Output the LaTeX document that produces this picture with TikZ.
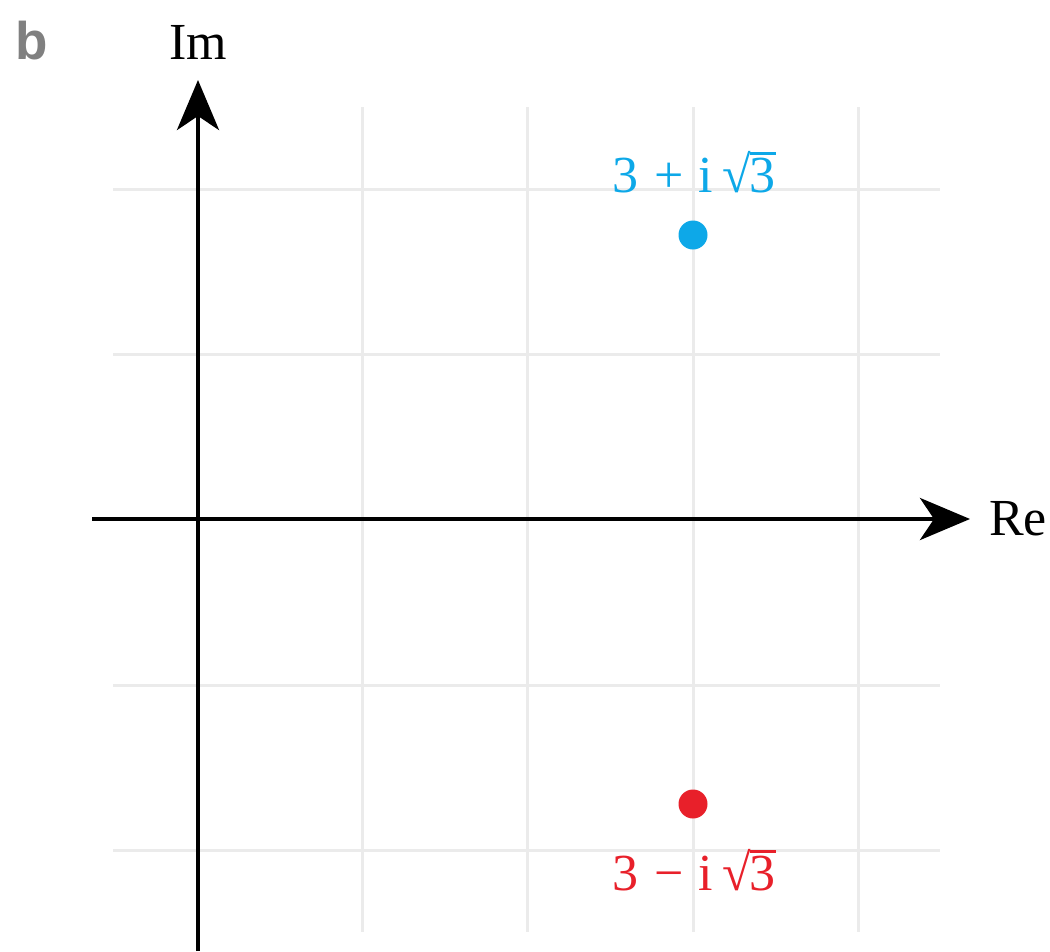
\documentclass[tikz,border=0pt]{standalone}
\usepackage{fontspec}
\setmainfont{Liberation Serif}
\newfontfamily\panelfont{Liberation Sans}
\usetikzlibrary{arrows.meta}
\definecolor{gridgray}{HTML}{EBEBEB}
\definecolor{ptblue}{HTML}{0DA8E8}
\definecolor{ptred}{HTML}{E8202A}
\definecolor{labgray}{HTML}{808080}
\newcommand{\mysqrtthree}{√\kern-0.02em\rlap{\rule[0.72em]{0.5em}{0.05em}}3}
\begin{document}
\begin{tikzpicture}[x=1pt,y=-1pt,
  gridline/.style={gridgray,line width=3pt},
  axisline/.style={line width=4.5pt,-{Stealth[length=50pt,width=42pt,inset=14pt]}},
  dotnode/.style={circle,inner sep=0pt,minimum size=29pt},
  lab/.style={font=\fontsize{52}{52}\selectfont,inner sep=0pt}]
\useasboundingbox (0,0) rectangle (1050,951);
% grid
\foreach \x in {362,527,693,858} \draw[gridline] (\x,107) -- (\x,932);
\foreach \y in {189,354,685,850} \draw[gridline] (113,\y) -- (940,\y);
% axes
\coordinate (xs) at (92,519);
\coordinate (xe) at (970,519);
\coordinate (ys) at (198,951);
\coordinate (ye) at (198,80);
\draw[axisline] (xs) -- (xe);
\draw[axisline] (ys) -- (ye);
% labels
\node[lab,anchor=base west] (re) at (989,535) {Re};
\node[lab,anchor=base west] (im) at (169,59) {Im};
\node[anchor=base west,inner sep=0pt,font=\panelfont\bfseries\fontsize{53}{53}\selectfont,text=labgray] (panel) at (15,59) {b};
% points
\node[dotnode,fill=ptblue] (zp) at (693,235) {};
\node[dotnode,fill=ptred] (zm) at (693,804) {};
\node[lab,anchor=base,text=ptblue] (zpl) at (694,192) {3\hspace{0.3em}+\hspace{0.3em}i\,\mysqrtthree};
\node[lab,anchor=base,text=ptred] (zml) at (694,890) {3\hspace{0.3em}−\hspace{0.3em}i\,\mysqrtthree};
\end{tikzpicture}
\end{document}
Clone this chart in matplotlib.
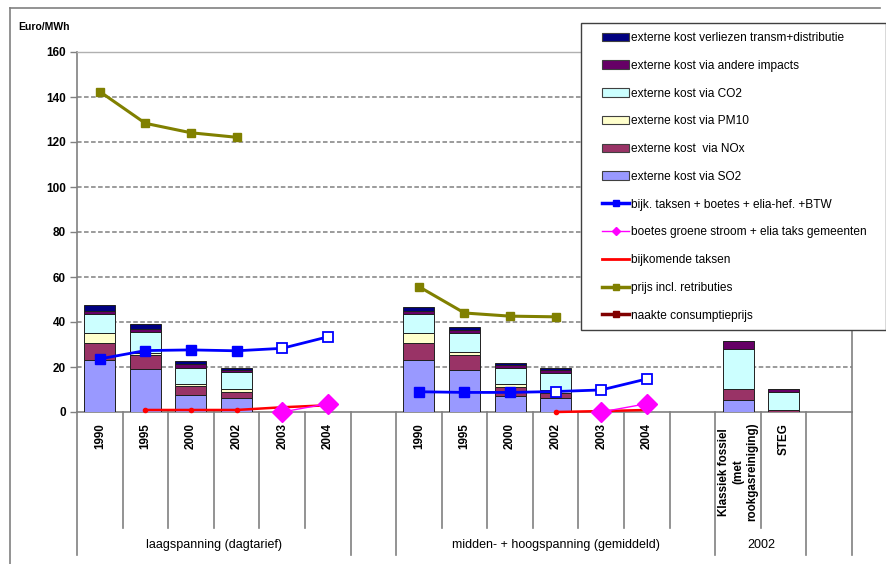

◇ ◇ ◇ ◇

■ YOUR INSTRUCTIONS
Please repeat the entries exactly. Do not include the pictures.

■ WRITTEN ANSWER
Output the LaTeX document that produces this picture with TikZ.
\documentclass[tikz,border=0pt]{standalone}
\usepackage{fontspec}
\setmainfont{Liberation Serif}
\newfontfamily\panelfont{Liberation Sans}
\usetikzlibrary{arrows.meta}
\definecolor{gridgray}{HTML}{EBEBEB}
\definecolor{ptblue}{HTML}{0DA8E8}
\definecolor{ptred}{HTML}{E8202A}
\definecolor{labgray}{HTML}{808080}
\newcommand{\mysqrtthree}{√\kern-0.02em\rlap{\rule[0.72em]{0.5em}{0.05em}}3}
\begin{document}
\begin{tikzpicture}[x=1pt,y=-1pt,
  gridline/.style={gridgray,line width=3pt},
  axisline/.style={line width=4.5pt,-{Stealth[length=50pt,width=42pt,inset=14pt]}},
  dotnode/.style={circle,inner sep=0pt,minimum size=29pt},
  lab/.style={font=\fontsize{52}{52}\selectfont,inner sep=0pt}]
\useasboundingbox (0,0) rectangle (1050,951);
% grid
\foreach \x in {362,527,693,858} \draw[gridline] (\x,107) -- (\x,932);
\foreach \y in {189,354,685,850} \draw[gridline] (113,\y) -- (940,\y);
% axes
\coordinate (xs) at (92,519);
\coordinate (xe) at (970,519);
\coordinate (ys) at (198,951);
\coordinate (ye) at (198,80);
\draw[axisline] (xs) -- (xe);
\draw[axisline] (ys) -- (ye);
% labels
\node[lab,anchor=base west] (re) at (989,535) {Re};
\node[lab,anchor=base west] (im) at (169,59) {Im};
\node[anchor=base west,inner sep=0pt,font=\panelfont\bfseries\fontsize{53}{53}\selectfont,text=labgray] (panel) at (15,59) {b};
% points
\node[dotnode,fill=ptblue] (zp) at (693,235) {};
\node[dotnode,fill=ptred] (zm) at (693,804) {};
\node[lab,anchor=base,text=ptblue] (zpl) at (694,192) {3\hspace{0.3em}+\hspace{0.3em}i\,\mysqrtthree};
\node[lab,anchor=base,text=ptred] (zml) at (694,890) {3\hspace{0.3em}−\hspace{0.3em}i\,\mysqrtthree};
\end{tikzpicture}
\end{document}
Clone this chart in matplotlib.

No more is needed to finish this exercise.